■ **Description of the task**
Reproduce each line of the material exactly, minus any picture.

■ **Material provided**

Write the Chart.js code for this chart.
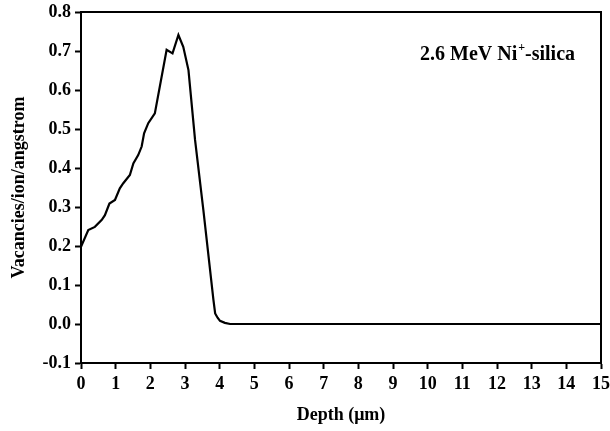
<!DOCTYPE html>
<html>
<head>
<meta charset="utf-8">
<script src="https://cdn.jsdelivr.net/npm/chart.js@4"></script>
<style>
  html, body { margin: 0; padding: 0; background: #fff; }
  #wrap { width: 610px; height: 431px; }
</style>
</head>
<body>
<div id="wrap"><canvas id="c" width="610" height="431"></canvas></div>
<script>
// dados (profundidade em µm, vacâncias/íon/angstrom)
const depth = [0, 0.21, 0.40, 0.60, 0.69, 0.82, 0.98, 1.12, 1.22, 1.41, 1.51, 1.65, 1.75, 1.82, 1.94, 2.13,
  2.47, 2.64, 2.81, 2.95, 3.10, 3.29, 3.53, 3.82, 3.87, 3.94, 4.01, 4.15, 4.30, 6, 8, 10, 12, 15];
const vacancies = [0.198, 0.241, 0.249, 0.267, 0.279, 0.309, 0.318, 0.348, 0.361, 0.382, 0.412, 0.433, 0.455, 0.489, 0.515, 0.540,
  0.703, 0.694, 0.741, 0.711, 0.651, 0.472, 0.292, 0.062, 0.027, 0.016, 0.008, 0.003, 0, 0, 0, 0, 0, 0];
const xTicks = [0, 1, 2, 3, 4, 5, 6, 7, 8, 9, 10, 11, 12, 13, 14, 15];
const yTicks = [-0.1, 0.0, 0.1, 0.2, 0.3, 0.4, 0.5, 0.6, 0.7, 0.8];
const label = ["2.6 MeV Ni", "+", "-silica"];

const serif = "'Liberation Serif', 'Times New Roman', serif";

// moldura + rótulo
const extras = {
  id: 'extras',
  afterDraw(c) {
    const { ctx, chartArea: a } = c;
    ctx.save();
    ctx.strokeStyle = '#000';
    ctx.lineWidth = 2;
    ctx.beginPath();
    ctx.moveTo(a.left, a.top); ctx.lineTo(a.right, a.top); ctx.lineTo(a.right, a.bottom);
    ctx.stroke();
    ctx.fillStyle = '#000';
    ctx.textBaseline = 'alphabetic';
    let x = 420, y = 60;
    ctx.font = 'bold 20px ' + serif;
    ctx.fillText(label[0], x, y); x += ctx.measureText(label[0]).width + 1;
    ctx.font = 'bold 12px ' + serif;
    ctx.fillText(label[1], x, y - 9); x += ctx.measureText(label[1]).width;
    ctx.font = 'bold 20px ' + serif;
    ctx.fillText(label[2], x, y);
    ctx.restore();
  }
};

new Chart(document.getElementById('c'), {
  type: 'line',
  data: {
    datasets: [{
      data: depth.map((d, i) => ({ x: d, y: vacancies[i] })),
      borderColor: '#000', borderWidth: 2.2, pointRadius: 0, tension: 0, fill: false
    }]
  },
  options: {
    responsive: false, animation: false,
    layout: { padding: { top: 12, right: 9, left: 9, bottom: 0 } },
    plugins: { legend: { display: false }, tooltip: { enabled: false } },
    scales: {
      x: {
        type: 'linear', min: 0, max: 15,
        afterBuildTicks: s => { s.ticks = xTicks.map(v => ({ value: v })); },
        afterFit: s => { s.height = 68; s.paddingLeft = 0; s.paddingRight = 0; },
        border: { display: true, color: '#000', width: 2 },
        grid: { drawOnChartArea: false, tickLength: 6, tickColor: '#000', tickWidth: 2 },
        ticks: { color: '#000', font: { family: serif, size: 18, weight: 'bold' }, padding: 5, maxRotation: 0 },
        title: { display: true, text: 'Depth (μm)', color: '#000', font: { family: serif, size: 18, weight: 'bold' }, padding: { top: 4, bottom: 5 } }
      },
      y: {
        min: -0.1, max: 0.8,
        afterBuildTicks: s => { s.ticks = yTicks.map(v => ({ value: v })); },
        afterFit: s => { s.width = 72; s.paddingTop = 0; s.paddingBottom = 0; },
        border: { display: true, color: '#000', width: 2 },
        grid: { drawOnChartArea: false, tickLength: 6, tickColor: '#000', tickWidth: 2 },
        ticks: { color: '#000', font: { family: serif, size: 18, weight: 'bold' }, padding: 4, callback: v => v.toFixed(1) },
        title: { display: true, text: 'Vacancies/ion/angstrom', color: '#000', font: { family: serif, size: 18, weight: 'bold' }, padding: 0 }
      }
    }
  },
  plugins: [extras]
});
</script>
</body>
</html>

■ **Answer**
Write the Chart.js code for this chart.
<!DOCTYPE html>
<html>
<head>
<meta charset="utf-8">
<script src="https://cdn.jsdelivr.net/npm/chart.js@4"></script>
<style>
  html, body { margin: 0; padding: 0; background: #fff; }
  #wrap { width: 610px; height: 431px; }
</style>
</head>
<body>
<div id="wrap"><canvas id="c" width="610" height="431"></canvas></div>
<script>
// dados (profundidade em µm, vacâncias/íon/angstrom)
const depth = [0, 0.21, 0.40, 0.60, 0.69, 0.82, 0.98, 1.12, 1.22, 1.41, 1.51, 1.65, 1.75, 1.82, 1.94, 2.13,
  2.47, 2.64, 2.81, 2.95, 3.10, 3.29, 3.53, 3.82, 3.87, 3.94, 4.01, 4.15, 4.30, 6, 8, 10, 12, 15];
const vacancies = [0.198, 0.241, 0.249, 0.267, 0.279, 0.309, 0.318, 0.348, 0.361, 0.382, 0.412, 0.433, 0.455, 0.489, 0.515, 0.540,
  0.703, 0.694, 0.741, 0.711, 0.651, 0.472, 0.292, 0.062, 0.027, 0.016, 0.008, 0.003, 0, 0, 0, 0, 0, 0];
const xTicks = [0, 1, 2, 3, 4, 5, 6, 7, 8, 9, 10, 11, 12, 13, 14, 15];
const yTicks = [-0.1, 0.0, 0.1, 0.2, 0.3, 0.4, 0.5, 0.6, 0.7, 0.8];
const label = ["2.6 MeV Ni", "+", "-silica"];

const serif = "'Liberation Serif', 'Times New Roman', serif";

// moldura + rótulo
const extras = {
  id: 'extras',
  afterDraw(c) {
    const { ctx, chartArea: a } = c;
    ctx.save();
    ctx.strokeStyle = '#000';
    ctx.lineWidth = 2;
    ctx.beginPath();
    ctx.moveTo(a.left, a.top); ctx.lineTo(a.right, a.top); ctx.lineTo(a.right, a.bottom);
    ctx.stroke();
    ctx.fillStyle = '#000';
    ctx.textBaseline = 'alphabetic';
    let x = 420, y = 60;
    ctx.font = 'bold 20px ' + serif;
    ctx.fillText(label[0], x, y); x += ctx.measureText(label[0]).width + 1;
    ctx.font = 'bold 12px ' + serif;
    ctx.fillText(label[1], x, y - 9); x += ctx.measureText(label[1]).width;
    ctx.font = 'bold 20px ' + serif;
    ctx.fillText(label[2], x, y);
    ctx.restore();
  }
};

new Chart(document.getElementById('c'), {
  type: 'line',
  data: {
    datasets: [{
      data: depth.map((d, i) => ({ x: d, y: vacancies[i] })),
      borderColor: '#000', borderWidth: 2.2, pointRadius: 0, tension: 0, fill: false
    }]
  },
  options: {
    responsive: false, animation: false,
    layout: { padding: { top: 12, right: 9, left: 9, bottom: 0 } },
    plugins: { legend: { display: false }, tooltip: { enabled: false } },
    scales: {
      x: {
        type: 'linear', min: 0, max: 15,
        afterBuildTicks: s => { s.ticks = xTicks.map(v => ({ value: v })); },
        afterFit: s => { s.height = 68; s.paddingLeft = 0; s.paddingRight = 0; },
        border: { display: true, color: '#000', width: 2 },
        grid: { drawOnChartArea: false, tickLength: 6, tickColor: '#000', tickWidth: 2 },
        ticks: { color: '#000', font: { family: serif, size: 18, weight: 'bold' }, padding: 5, maxRotation: 0 },
        title: { display: true, text: 'Depth (μm)', color: '#000', font: { family: serif, size: 18, weight: 'bold' }, padding: { top: 4, bottom: 5 } }
      },
      y: {
        min: -0.1, max: 0.8,
        afterBuildTicks: s => { s.ticks = yTicks.map(v => ({ value: v })); },
        afterFit: s => { s.width = 72; s.paddingTop = 0; s.paddingBottom = 0; },
        border: { display: true, color: '#000', width: 2 },
        grid: { drawOnChartArea: false, tickLength: 6, tickColor: '#000', tickWidth: 2 },
        ticks: { color: '#000', font: { family: serif, size: 18, weight: 'bold' }, padding: 4, callback: v => v.toFixed(1) },
        title: { display: true, text: 'Vacancies/ion/angstrom', color: '#000', font: { family: serif, size: 18, weight: 'bold' }, padding: 0 }
      }
    }
  },
  plugins: [extras]
});
</script>
</body>
</html>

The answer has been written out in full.